## EXERCISE DETAILS
Repeat exactly the lines between and including those that contain "Recreate this image" and "const grids = [], xAxes". Output no other line.

"""

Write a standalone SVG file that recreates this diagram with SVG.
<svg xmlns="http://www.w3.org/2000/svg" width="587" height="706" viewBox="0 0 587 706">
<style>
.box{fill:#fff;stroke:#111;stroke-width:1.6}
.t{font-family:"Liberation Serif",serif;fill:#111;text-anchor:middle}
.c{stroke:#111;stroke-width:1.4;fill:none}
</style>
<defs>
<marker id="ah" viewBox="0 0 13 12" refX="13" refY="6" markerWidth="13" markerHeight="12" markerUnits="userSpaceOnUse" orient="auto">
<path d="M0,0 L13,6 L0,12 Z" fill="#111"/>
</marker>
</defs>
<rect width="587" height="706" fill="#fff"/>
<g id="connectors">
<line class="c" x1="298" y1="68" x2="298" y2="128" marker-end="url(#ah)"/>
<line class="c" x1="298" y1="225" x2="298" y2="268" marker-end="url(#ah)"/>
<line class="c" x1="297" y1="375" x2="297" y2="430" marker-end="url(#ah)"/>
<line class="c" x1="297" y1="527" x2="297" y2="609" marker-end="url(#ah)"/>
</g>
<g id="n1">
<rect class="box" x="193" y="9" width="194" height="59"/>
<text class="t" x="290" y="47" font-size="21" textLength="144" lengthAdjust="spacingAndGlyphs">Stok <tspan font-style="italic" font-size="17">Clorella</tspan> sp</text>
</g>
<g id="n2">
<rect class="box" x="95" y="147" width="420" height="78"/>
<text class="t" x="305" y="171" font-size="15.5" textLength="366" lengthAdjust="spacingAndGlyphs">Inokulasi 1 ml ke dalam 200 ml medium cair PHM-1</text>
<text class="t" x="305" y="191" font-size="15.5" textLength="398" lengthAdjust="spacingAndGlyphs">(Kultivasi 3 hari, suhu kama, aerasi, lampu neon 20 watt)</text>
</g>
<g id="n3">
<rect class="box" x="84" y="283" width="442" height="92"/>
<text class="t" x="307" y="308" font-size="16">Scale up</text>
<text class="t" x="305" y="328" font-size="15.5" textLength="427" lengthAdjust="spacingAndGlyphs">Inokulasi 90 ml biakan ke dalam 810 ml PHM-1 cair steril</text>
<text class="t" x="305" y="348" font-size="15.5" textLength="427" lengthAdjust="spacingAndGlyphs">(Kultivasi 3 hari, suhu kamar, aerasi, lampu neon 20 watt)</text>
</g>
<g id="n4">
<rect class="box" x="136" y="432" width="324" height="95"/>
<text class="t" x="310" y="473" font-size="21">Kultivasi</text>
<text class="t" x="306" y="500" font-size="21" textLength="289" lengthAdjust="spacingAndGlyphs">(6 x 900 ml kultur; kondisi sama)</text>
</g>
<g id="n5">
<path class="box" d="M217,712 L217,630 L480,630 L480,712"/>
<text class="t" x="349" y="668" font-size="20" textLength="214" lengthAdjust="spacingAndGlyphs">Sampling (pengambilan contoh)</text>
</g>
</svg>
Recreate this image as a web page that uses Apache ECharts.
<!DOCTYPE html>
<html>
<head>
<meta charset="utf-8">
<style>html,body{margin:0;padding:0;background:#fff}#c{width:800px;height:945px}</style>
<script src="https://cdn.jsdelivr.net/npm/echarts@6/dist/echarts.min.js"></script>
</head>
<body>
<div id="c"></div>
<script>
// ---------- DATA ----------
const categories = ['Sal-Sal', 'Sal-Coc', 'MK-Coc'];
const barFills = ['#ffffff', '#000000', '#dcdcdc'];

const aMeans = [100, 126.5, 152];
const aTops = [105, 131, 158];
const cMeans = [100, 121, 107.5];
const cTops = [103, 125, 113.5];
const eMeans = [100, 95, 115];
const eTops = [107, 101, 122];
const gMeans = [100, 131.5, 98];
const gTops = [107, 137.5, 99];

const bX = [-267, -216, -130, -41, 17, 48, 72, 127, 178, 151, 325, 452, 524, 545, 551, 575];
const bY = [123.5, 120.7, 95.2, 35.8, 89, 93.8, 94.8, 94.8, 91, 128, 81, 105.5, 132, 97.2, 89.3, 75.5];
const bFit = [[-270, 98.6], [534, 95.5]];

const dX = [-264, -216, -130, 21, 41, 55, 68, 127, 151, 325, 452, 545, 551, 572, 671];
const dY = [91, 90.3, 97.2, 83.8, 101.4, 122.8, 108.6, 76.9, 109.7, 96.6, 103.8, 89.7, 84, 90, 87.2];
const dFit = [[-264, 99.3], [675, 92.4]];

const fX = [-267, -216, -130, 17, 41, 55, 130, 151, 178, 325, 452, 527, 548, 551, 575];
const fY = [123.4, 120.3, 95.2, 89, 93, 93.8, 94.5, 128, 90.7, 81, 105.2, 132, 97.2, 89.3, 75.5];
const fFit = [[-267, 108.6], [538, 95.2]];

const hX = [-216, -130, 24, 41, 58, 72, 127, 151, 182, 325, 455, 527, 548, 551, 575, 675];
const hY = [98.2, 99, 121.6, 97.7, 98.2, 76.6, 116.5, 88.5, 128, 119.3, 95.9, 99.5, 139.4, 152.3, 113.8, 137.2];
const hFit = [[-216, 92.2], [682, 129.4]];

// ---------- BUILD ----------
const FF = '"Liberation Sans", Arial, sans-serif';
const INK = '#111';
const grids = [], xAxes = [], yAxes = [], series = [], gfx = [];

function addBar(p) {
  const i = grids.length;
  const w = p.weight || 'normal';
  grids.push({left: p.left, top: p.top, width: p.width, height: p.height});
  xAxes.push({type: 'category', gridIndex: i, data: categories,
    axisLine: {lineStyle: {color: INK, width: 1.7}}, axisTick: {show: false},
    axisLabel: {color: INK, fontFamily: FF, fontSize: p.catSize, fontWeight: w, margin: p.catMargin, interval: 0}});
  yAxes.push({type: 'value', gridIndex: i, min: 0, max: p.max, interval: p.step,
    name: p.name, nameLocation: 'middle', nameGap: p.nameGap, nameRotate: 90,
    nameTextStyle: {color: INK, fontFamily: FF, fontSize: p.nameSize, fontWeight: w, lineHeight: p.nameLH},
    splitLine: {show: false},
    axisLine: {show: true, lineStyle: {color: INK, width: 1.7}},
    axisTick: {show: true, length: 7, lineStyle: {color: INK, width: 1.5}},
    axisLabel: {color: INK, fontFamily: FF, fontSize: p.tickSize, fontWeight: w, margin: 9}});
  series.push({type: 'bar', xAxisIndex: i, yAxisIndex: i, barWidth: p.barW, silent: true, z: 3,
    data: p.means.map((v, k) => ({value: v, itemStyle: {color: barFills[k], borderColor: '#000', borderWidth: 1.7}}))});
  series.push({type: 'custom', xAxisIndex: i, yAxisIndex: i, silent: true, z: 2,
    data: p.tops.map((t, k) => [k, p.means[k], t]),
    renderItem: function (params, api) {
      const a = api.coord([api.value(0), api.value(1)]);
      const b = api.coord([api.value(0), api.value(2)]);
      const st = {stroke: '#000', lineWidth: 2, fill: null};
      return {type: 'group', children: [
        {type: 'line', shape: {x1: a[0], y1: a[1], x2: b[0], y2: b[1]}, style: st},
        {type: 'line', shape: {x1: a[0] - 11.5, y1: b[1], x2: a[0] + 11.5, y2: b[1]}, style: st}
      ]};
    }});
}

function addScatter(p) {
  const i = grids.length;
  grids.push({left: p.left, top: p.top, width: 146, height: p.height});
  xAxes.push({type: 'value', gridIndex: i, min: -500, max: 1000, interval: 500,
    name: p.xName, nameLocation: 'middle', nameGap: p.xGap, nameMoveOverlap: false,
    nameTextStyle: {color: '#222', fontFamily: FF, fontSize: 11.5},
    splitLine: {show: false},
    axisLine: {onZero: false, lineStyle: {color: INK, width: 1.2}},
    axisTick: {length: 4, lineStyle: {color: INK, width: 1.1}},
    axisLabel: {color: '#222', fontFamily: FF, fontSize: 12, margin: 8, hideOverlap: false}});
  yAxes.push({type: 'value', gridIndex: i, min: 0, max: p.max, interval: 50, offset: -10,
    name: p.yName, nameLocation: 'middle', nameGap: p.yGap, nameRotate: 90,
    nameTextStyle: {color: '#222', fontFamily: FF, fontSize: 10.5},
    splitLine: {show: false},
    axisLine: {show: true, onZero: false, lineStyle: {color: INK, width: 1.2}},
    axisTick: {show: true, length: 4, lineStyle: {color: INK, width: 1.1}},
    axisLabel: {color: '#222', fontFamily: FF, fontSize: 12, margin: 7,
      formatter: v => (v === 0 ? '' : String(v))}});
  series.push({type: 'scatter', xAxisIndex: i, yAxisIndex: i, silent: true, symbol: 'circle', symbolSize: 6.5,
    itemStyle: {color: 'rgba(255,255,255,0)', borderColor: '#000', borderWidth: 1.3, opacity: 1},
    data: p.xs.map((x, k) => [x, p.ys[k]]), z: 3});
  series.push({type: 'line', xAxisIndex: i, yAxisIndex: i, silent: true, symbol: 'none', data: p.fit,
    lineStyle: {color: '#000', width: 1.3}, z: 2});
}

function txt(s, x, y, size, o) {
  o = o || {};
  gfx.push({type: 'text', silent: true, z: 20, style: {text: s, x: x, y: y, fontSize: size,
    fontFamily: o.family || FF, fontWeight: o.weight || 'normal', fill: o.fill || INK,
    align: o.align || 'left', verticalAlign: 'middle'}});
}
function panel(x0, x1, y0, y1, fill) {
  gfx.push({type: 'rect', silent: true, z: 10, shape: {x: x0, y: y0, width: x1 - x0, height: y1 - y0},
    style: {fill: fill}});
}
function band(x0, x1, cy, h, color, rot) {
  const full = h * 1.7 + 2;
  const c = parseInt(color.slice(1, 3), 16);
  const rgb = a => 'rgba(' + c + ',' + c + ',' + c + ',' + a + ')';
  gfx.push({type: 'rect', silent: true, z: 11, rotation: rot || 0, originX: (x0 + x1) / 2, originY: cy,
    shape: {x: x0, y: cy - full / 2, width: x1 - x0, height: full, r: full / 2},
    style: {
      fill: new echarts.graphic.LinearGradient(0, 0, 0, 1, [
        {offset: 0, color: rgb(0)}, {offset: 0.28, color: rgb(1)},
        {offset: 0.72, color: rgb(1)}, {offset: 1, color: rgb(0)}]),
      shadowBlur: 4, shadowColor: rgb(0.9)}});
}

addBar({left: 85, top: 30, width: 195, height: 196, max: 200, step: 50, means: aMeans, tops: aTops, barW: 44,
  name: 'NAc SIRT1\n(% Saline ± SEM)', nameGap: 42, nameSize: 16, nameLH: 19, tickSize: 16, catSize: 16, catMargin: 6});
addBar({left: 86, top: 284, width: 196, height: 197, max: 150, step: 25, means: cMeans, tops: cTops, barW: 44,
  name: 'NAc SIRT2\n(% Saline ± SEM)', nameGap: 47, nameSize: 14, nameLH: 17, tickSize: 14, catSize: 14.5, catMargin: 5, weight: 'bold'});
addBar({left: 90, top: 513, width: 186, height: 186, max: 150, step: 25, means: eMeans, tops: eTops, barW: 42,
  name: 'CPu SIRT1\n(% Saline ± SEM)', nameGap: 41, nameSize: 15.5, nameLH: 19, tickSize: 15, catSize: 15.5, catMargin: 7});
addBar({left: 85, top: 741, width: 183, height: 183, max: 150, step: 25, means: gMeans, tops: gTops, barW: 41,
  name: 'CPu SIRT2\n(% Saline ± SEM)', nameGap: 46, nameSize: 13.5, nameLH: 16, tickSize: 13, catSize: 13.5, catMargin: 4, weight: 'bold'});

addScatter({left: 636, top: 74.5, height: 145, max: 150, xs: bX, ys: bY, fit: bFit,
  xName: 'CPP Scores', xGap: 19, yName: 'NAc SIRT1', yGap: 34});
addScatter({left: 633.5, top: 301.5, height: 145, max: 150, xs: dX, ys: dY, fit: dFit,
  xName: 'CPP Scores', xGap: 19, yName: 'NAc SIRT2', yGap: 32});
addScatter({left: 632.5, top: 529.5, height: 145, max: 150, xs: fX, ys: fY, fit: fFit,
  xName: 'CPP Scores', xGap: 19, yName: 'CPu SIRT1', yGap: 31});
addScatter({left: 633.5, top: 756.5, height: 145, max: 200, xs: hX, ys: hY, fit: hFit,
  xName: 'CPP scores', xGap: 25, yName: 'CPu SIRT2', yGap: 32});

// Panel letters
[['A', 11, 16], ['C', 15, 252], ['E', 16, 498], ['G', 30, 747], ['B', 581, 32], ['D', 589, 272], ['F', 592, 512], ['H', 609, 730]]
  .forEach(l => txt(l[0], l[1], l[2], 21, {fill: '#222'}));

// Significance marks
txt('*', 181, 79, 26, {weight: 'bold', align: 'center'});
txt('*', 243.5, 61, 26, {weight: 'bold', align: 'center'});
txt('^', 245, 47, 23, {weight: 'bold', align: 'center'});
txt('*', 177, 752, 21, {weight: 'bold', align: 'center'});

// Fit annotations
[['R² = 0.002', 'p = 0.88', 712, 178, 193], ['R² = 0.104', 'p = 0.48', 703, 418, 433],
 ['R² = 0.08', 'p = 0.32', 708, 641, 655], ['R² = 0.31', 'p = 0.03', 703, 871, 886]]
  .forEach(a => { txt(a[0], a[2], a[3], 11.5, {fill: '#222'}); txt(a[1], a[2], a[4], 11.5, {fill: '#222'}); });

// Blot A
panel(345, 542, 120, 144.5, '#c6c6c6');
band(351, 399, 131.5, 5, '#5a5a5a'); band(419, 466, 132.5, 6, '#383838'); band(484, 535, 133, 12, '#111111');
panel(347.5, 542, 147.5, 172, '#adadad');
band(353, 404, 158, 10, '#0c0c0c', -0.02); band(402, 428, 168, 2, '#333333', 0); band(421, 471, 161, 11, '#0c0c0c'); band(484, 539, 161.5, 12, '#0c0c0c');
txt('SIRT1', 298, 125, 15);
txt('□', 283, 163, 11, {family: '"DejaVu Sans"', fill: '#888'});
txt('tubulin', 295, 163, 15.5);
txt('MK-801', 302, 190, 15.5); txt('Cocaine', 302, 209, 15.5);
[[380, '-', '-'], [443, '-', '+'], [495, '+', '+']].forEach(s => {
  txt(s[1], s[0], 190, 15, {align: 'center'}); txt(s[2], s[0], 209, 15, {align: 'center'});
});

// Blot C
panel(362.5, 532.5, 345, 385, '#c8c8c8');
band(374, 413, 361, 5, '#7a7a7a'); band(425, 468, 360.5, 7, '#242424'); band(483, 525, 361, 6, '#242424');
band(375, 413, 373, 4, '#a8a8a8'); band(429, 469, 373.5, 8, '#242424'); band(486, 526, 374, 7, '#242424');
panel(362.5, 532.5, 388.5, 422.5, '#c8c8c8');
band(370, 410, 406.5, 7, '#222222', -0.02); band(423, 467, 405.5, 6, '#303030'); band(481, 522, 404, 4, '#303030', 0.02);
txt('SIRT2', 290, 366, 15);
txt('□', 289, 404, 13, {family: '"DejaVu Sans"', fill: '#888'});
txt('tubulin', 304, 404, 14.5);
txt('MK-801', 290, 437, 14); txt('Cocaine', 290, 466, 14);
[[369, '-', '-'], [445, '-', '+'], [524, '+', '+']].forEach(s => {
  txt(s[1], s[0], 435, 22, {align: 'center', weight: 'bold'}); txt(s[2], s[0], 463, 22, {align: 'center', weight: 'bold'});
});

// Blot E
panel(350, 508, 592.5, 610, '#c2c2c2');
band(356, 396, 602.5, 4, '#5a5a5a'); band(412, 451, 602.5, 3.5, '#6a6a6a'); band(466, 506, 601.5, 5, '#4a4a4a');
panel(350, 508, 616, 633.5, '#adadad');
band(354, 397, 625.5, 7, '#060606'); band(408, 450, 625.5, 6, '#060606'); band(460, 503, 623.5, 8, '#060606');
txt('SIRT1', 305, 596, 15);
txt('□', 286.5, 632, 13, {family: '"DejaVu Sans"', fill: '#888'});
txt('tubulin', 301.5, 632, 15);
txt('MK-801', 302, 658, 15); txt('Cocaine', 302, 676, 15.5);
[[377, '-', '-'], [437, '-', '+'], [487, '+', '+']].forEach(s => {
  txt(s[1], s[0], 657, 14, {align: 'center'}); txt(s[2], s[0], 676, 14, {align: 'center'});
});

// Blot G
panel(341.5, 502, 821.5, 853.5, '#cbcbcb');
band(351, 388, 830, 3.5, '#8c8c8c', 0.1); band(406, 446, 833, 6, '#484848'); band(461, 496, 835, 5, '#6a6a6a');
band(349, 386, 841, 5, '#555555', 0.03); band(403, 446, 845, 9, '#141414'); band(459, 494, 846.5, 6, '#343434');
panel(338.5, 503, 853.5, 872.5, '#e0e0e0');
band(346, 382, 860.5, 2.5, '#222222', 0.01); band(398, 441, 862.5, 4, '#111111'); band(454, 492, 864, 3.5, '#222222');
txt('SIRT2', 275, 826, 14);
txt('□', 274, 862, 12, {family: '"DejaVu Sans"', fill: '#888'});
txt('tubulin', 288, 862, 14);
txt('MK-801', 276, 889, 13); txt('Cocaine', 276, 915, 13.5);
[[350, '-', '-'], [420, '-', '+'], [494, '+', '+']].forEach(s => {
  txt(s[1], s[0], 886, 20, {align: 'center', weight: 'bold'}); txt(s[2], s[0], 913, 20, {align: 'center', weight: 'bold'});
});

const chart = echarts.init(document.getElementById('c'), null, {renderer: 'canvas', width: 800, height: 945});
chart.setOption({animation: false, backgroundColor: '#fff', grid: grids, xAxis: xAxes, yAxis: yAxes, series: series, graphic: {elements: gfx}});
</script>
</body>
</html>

"""

## THE RESPONSE
Recreate this image as a web page that uses Apache ECharts.
<!DOCTYPE html>
<html>
<head>
<meta charset="utf-8">
<style>html,body{margin:0;padding:0;background:#fff}#c{width:800px;height:945px}</style>
<script src="https://cdn.jsdelivr.net/npm/echarts@6/dist/echarts.min.js"></script>
</head>
<body>
<div id="c"></div>
<script>
// ---------- DATA ----------
const categories = ['Sal-Sal', 'Sal-Coc', 'MK-Coc'];
const barFills = ['#ffffff', '#000000', '#dcdcdc'];

const aMeans = [100, 126.5, 152];
const aTops = [105, 131, 158];
const cMeans = [100, 121, 107.5];
const cTops = [103, 125, 113.5];
const eMeans = [100, 95, 115];
const eTops = [107, 101, 122];
const gMeans = [100, 131.5, 98];
const gTops = [107, 137.5, 99];

const bX = [-267, -216, -130, -41, 17, 48, 72, 127, 178, 151, 325, 452, 524, 545, 551, 575];
const bY = [123.5, 120.7, 95.2, 35.8, 89, 93.8, 94.8, 94.8, 91, 128, 81, 105.5, 132, 97.2, 89.3, 75.5];
const bFit = [[-270, 98.6], [534, 95.5]];

const dX = [-264, -216, -130, 21, 41, 55, 68, 127, 151, 325, 452, 545, 551, 572, 671];
const dY = [91, 90.3, 97.2, 83.8, 101.4, 122.8, 108.6, 76.9, 109.7, 96.6, 103.8, 89.7, 84, 90, 87.2];
const dFit = [[-264, 99.3], [675, 92.4]];

const fX = [-267, -216, -130, 17, 41, 55, 130, 151, 178, 325, 452, 527, 548, 551, 575];
const fY = [123.4, 120.3, 95.2, 89, 93, 93.8, 94.5, 128, 90.7, 81, 105.2, 132, 97.2, 89.3, 75.5];
const fFit = [[-267, 108.6], [538, 95.2]];

const hX = [-216, -130, 24, 41, 58, 72, 127, 151, 182, 325, 455, 527, 548, 551, 575, 675];
const hY = [98.2, 99, 121.6, 97.7, 98.2, 76.6, 116.5, 88.5, 128, 119.3, 95.9, 99.5, 139.4, 152.3, 113.8, 137.2];
const hFit = [[-216, 92.2], [682, 129.4]];

// ---------- BUILD ----------
const FF = '"Liberation Sans", Arial, sans-serif';
const INK = '#111';
const grids = [], xAxes = [], yAxes = [], series = [], gfx = [];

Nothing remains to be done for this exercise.